We agree with the dissent that if the parties shared all physical rights and responsibilities equally, a decision by mother to relocate would necessarily have invoked an examination of parental rights and responsibilities, since the parties would no longer be in a position to share undivided physical rights. See post, ¶ 24. However, here, mother held the specific, sole right to decide where the children would live with her and the schools they would attend. As a result, mother's relocation would not have altered any portion of physical rights and responsibilities awarded to father. As the dissent points out, citing Hawkes v.
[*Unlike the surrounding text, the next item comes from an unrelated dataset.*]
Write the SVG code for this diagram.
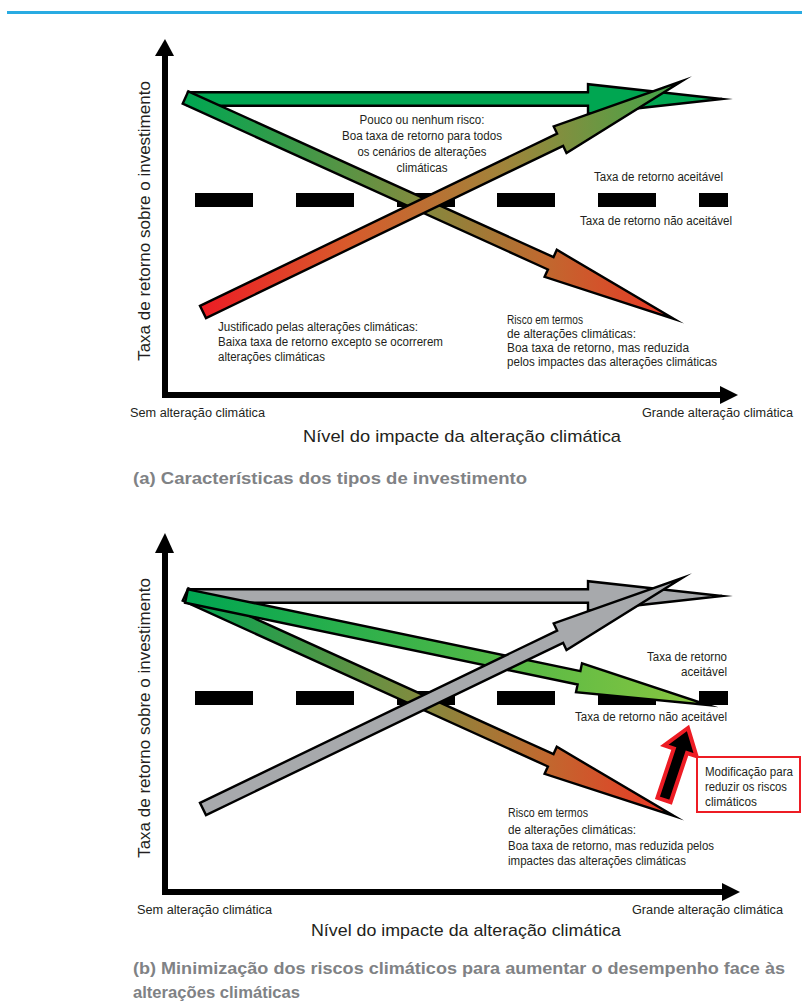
<svg xmlns="http://www.w3.org/2000/svg" width="802" height="1003" viewBox="0 0 802 1003">
<style>
.t{font-family:"Liberation Sans",Arial,sans-serif;font-size:12.5px;fill:#231f20}
.ax{font-family:"Liberation Sans",Arial,sans-serif;font-size:17px;fill:#231f20}
.cap{font-family:"Liberation Sans",Arial,sans-serif;font-size:16px;font-weight:bold;fill:#808285}
.arr{stroke:#000;stroke-width:2.4;stroke-linejoin:miter;stroke-miterlimit:12}
.dash{fill:#000}
</style>
<defs>
<linearGradient id="gDown" gradientUnits="userSpaceOnUse" x1="188" y1="0" x2="682" y2="0">
<stop offset="0" stop-color="#00a651"/><stop offset="0.45" stop-color="#7d8c3f"/><stop offset="0.72" stop-color="#c0692f"/><stop offset="1" stop-color="#ee3224"/>
</linearGradient>
<linearGradient id="gUp" gradientUnits="userSpaceOnUse" x1="200" y1="0" x2="690" y2="0">
<stop offset="0" stop-color="#ed1c24"/><stop offset="0.3" stop-color="#d85a2b"/><stop offset="0.62" stop-color="#a0843a"/><stop offset="1" stop-color="#3aa84a"/>
</linearGradient>
<linearGradient id="gLight" gradientUnits="userSpaceOnUse" x1="188" y1="0" x2="716" y2="0">
<stop offset="0" stop-color="#00a651"/><stop offset="1" stop-color="#8dc63f"/>
</linearGradient>
</defs>
<rect x="7" y="11" width="795" height="3" fill="#29abe2"/>

<g id="panel-a">
<g id="axes-a">
<rect x="162" y="55" width="6" height="343"/>
<polygon points="155,56 165,39 174,56"/>
<rect x="162" y="392" width="560" height="6"/>
<polygon points="720,386 738,395 720,404"/>
</g>
<g id="threshold-a">
<rect class="dash" x="195" y="193" width="58" height="14"/>
<rect class="dash" x="296" y="193" width="58" height="14"/>
<rect class="dash" x="397" y="193" width="58" height="14"/>
<rect class="dash" x="497" y="193" width="58" height="14"/>
<rect class="dash" x="598" y="193" width="58" height="14"/>
<rect class="dash" x="699" y="193" width="29" height="14"/>
</g>
<g id="connectors-a">
<polygon class="arr" fill="#00a651" points="188,92.2 588,92.2 588,84.2 722,99 588,113.8 588,105.8 188,105.8"/>
<polygon class="arr" fill="url(#gDown)" points="188.3,91.3 553.5,257.1 556.8,249.8 674,319 544.6,276.8 547.9,269.5 182.7,103.7"/>
<polygon class="arr" fill="url(#gUp)" points="200,305.9 557.1,133.6 553.7,126.4 682,81 566.5,153 563.1,145.8 206,318.1"/>
</g>
<g id="labels-a">
<text class="t" text-anchor="middle" x="422" y="124" textLength="125" lengthAdjust="spacingAndGlyphs">Pouco ou nenhum risco:</text>
<text class="t" text-anchor="middle" x="422" y="140" textLength="160" lengthAdjust="spacingAndGlyphs">Boa taxa de retorno para todos</text>
<text class="t" text-anchor="middle" x="422" y="156" textLength="129" lengthAdjust="spacingAndGlyphs">os cenários de alterações</text>
<text class="t" text-anchor="middle" x="422" y="172" textLength="51" lengthAdjust="spacingAndGlyphs">climáticas</text>
<text class="t" x="594" y="181" textLength="129" lengthAdjust="spacingAndGlyphs">Taxa de retorno aceitável</text>
<text class="t" x="580" y="225" textLength="152" lengthAdjust="spacingAndGlyphs">Taxa de retorno não aceitável</text>
<text class="t" x="218" y="331" textLength="200" lengthAdjust="spacingAndGlyphs">Justificado pelas alterações climáticas:</text>
<text class="t" x="218" y="346" textLength="225" lengthAdjust="spacingAndGlyphs">Baixa taxa de retorno excepto se ocorrerem</text>
<text class="t" x="218" y="361" textLength="107" lengthAdjust="spacingAndGlyphs">alterações climáticas</text>
<text class="t" x="507" y="324" textLength="76" lengthAdjust="spacingAndGlyphs">Risco em termos</text>
<text class="t" x="507" y="338" textLength="129" lengthAdjust="spacingAndGlyphs">de alterações climáticas:</text>
<text class="t" x="507" y="352" textLength="182" lengthAdjust="spacingAndGlyphs">Boa taxa de retorno, mas reduzida</text>
<text class="t" x="507" y="366" textLength="210" lengthAdjust="spacingAndGlyphs">pelos impactes das alterações climáticas</text>
<text class="t" x="130" y="417" textLength="135" lengthAdjust="spacingAndGlyphs">Sem alteração climática</text>
<text class="t" x="642" y="417" textLength="151" lengthAdjust="spacingAndGlyphs">Grande alteração climática</text>
<text class="ax" x="303" y="442" textLength="318" lengthAdjust="spacingAndGlyphs">Nível do impacte da alteração climática</text>
<text class="ax" text-anchor="middle" transform="translate(150,221) rotate(-90)">Taxa de retorno sobre o investimento</text>
<text class="cap" x="133" y="484" textLength="394" lengthAdjust="spacingAndGlyphs">(a) Características dos tipos de investimento</text>
</g>
</g>

<g id="panel-b">
<g id="axes-b">
<rect x="162" y="552" width="6" height="343"/>
<polygon points="155,553 165,533 174,553"/>
<rect x="162" y="889" width="560" height="6"/>
<polygon points="722,883 740,892 722,901"/>
</g>
<g id="threshold-b">
<rect class="dash" x="195" y="691" width="58" height="14"/>
<rect class="dash" x="296" y="691" width="58" height="14"/>
<rect class="dash" x="397" y="691" width="58" height="14"/>
<rect class="dash" x="497" y="691" width="58" height="14"/>
<rect class="dash" x="598" y="691" width="58" height="14"/>
<rect class="dash" x="699" y="691" width="29" height="14"/>
</g>
<g id="connectors-b">
<polygon class="arr" fill="#a7a9ac" points="188,589.2 588,589.2 588,581.2 722,596 588,610.8 588,602.8 188,602.8"/>
<polygon class="arr" fill="url(#gDown)" transform="translate(0,497)" points="188.3,91.3 553.5,257.1 556.8,249.8 674,319 544.6,276.8 547.9,269.5 182.7,103.7"/>
<polygon class="arr" fill="url(#gLight)" points="187.9,589.3 580.4,671.1 582,663.3 708,705 576,692.3 577.6,684.5 185.1,602.7"/>
<polygon class="arr" fill="#a7a9ac" transform="translate(0,497)" points="200,305.9 557.1,133.6 553.7,126.4 682,81 566.5,153 563.1,145.8 206,318.1"/>
<polygon fill="#000" stroke="#ed1c24" stroke-width="4" stroke-linejoin="miter" points="657.4,797.8 673.8,748.6 664.3,745.4 688,728 696.5,756.2 687,753 670.6,802.2"/>
</g>
<g id="note-b">
<rect x="697" y="757" width="103" height="55" fill="#fff" stroke="#ed1c24" stroke-width="2"/>
<text class="t" x="705" y="776" textLength="88" lengthAdjust="spacingAndGlyphs">Modificação para</text>
<text class="t" x="705" y="791" textLength="82" lengthAdjust="spacingAndGlyphs">reduzir os riscos</text>
<text class="t" x="705" y="806" textLength="52" lengthAdjust="spacingAndGlyphs">climáticos</text>
</g>
<g id="labels-b">
<text class="t" x="647" y="661" textLength="80" lengthAdjust="spacingAndGlyphs">Taxa de retorno</text>
<text class="t" x="681" y="676" textLength="46" lengthAdjust="spacingAndGlyphs">aceitável</text>
<text class="t" x="575" y="721" textLength="152" lengthAdjust="spacingAndGlyphs">Taxa de retorno não aceitável</text>
<text class="t" x="508" y="817" textLength="80" lengthAdjust="spacingAndGlyphs">Risco em termos</text>
<text class="t" x="508" y="834" textLength="128" lengthAdjust="spacingAndGlyphs">de alterações climáticas:</text>
<text class="t" x="508" y="850" textLength="206" lengthAdjust="spacingAndGlyphs">Boa taxa de retorno, mas reduzida pelos</text>
<text class="t" x="508" y="865" textLength="178" lengthAdjust="spacingAndGlyphs">impactes das alterações climáticas</text>
<text class="t" x="137" y="914" textLength="135" lengthAdjust="spacingAndGlyphs">Sem alteração climática</text>
<text class="t" x="632" y="914" textLength="151" lengthAdjust="spacingAndGlyphs">Grande alteração climática</text>
<text class="ax" x="311" y="936" textLength="310" lengthAdjust="spacingAndGlyphs">Nível do impacte da alteração climática</text>
<text class="ax" text-anchor="middle" transform="translate(150,718) rotate(-90)">Taxa de retorno sobre o investimento</text>
<text class="cap" x="133" y="974" textLength="652" lengthAdjust="spacingAndGlyphs">(b) Minimização dos riscos climáticos para aumentar o desempenho face às</text>
<text class="cap" x="133" y="998" textLength="167" lengthAdjust="spacingAndGlyphs">alterações climáticas</text>
</g>
</g>
</svg>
Spence, 2005 VT 57, ¶ 12, 178 Vt. 161, 878 A.2d 273, a change in parental rights and responsibilities is implicated when relocation significantly impairs either parent's ability to exercise responsibilities the parent had been exercising. Here, mother, not father, had exclusive authority to choose where the children resided and attended school. In addition, the parties' time with the children was not close to fifty percent.
Our decision in this case should not be construed as precluding the family court from consideration of future motions from either party.
Mother filed a motion to stay the family court's judgment just before this Court's consideration of this appeal. Because we have remanded for the court to set a new parent-child contact schedule that takes into account mother's relocation to Proctor, mother's motion is moot.